- Problem details
Count every line where "draw" shows up, and give that number only.

-- Start Provided data --

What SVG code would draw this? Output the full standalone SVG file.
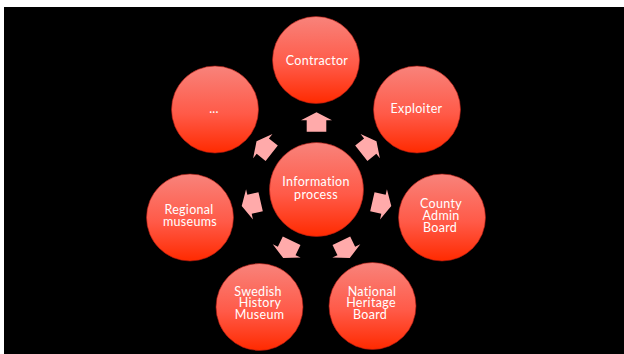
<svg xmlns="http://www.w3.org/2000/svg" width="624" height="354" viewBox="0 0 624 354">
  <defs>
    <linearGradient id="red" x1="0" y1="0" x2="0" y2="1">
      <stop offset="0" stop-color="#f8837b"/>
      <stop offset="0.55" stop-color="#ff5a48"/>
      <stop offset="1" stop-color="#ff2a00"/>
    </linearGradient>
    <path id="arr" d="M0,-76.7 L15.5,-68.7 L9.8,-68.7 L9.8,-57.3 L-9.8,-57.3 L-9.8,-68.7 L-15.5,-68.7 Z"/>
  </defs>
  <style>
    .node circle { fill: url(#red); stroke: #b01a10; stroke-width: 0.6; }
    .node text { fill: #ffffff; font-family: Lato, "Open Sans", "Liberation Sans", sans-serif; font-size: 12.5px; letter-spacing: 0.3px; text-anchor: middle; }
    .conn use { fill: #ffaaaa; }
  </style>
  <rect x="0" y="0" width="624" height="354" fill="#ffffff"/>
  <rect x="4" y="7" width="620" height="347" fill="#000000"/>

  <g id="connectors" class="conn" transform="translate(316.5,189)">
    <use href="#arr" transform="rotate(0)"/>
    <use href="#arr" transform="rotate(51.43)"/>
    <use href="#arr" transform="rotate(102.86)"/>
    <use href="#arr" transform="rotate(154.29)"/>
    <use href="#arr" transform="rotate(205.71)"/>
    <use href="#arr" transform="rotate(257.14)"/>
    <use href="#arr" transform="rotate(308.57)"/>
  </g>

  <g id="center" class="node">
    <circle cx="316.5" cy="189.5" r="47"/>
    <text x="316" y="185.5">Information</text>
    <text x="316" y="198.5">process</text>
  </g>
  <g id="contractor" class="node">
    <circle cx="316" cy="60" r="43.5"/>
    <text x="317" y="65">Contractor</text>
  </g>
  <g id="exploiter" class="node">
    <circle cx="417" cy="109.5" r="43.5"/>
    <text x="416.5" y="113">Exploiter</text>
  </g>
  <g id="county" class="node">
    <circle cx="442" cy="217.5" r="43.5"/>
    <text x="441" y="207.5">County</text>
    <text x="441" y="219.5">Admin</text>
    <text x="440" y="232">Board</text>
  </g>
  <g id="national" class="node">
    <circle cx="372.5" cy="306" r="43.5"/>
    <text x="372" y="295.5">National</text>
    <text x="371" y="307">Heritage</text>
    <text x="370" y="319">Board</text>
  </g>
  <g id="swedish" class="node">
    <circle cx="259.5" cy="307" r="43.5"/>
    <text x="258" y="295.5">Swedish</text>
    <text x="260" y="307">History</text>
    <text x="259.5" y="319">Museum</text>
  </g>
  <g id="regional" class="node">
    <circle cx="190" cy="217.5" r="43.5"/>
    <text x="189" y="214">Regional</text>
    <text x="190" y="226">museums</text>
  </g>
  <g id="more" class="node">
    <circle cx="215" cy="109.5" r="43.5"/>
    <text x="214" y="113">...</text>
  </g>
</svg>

-- End Provided data --
-- Start Provided data --

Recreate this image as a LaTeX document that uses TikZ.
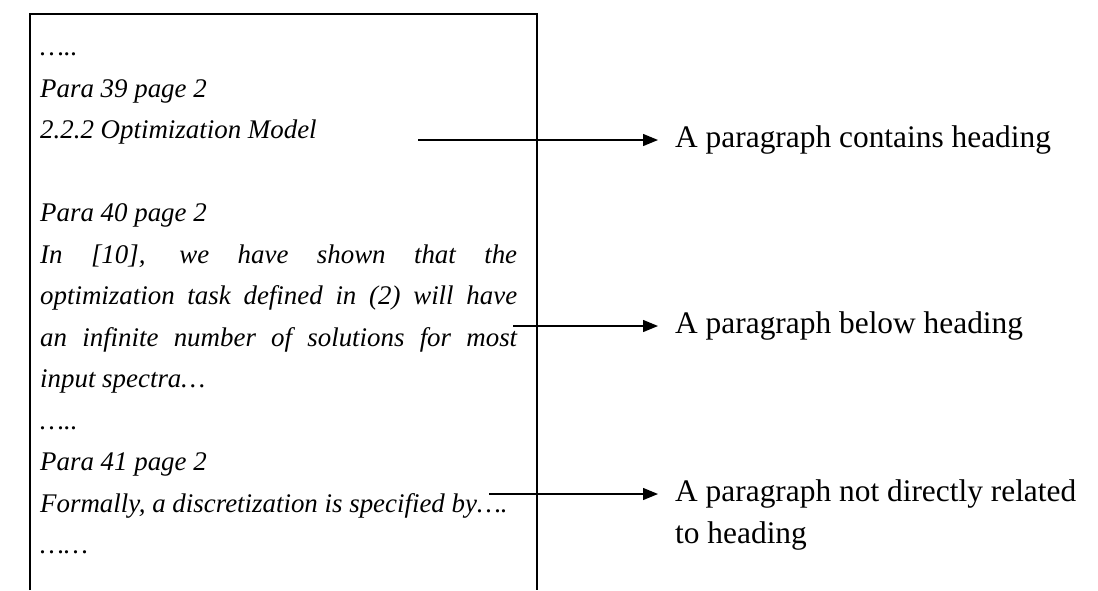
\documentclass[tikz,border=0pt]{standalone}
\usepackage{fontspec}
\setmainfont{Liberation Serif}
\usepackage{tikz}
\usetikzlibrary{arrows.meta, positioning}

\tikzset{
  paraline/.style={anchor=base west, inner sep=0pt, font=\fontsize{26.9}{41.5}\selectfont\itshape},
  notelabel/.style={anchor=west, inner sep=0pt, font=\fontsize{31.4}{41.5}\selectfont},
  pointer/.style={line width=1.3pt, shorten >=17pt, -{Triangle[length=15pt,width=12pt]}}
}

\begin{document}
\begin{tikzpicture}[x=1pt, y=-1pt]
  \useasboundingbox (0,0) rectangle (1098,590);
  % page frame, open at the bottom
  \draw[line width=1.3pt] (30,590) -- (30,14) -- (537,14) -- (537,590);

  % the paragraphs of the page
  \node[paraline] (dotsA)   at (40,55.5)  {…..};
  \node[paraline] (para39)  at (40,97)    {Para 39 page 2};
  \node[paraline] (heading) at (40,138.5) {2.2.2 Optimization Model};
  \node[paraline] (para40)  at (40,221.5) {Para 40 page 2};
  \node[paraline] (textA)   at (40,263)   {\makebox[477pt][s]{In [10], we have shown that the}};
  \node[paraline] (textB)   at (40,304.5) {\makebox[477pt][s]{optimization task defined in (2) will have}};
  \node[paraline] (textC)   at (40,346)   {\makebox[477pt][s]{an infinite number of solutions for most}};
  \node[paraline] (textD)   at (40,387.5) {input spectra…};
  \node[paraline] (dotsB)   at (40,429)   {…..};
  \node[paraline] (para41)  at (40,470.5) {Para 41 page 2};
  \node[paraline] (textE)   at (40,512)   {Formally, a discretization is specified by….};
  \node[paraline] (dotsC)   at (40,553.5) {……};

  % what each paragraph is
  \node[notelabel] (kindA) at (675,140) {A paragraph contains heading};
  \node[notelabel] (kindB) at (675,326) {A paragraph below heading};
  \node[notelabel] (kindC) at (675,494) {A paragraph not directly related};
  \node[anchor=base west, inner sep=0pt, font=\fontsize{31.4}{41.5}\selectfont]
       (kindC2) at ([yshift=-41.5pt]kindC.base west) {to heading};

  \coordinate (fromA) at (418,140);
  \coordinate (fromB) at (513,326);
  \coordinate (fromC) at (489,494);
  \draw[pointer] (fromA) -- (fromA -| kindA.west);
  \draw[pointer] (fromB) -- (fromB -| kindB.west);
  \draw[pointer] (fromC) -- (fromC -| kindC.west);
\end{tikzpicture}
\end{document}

-- End Provided data --
-- Start Provided data --

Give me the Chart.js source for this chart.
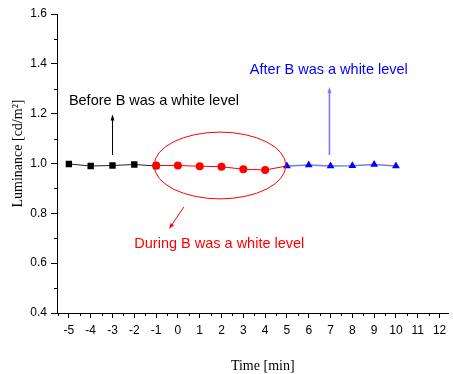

-- End Provided data --

- Final result
5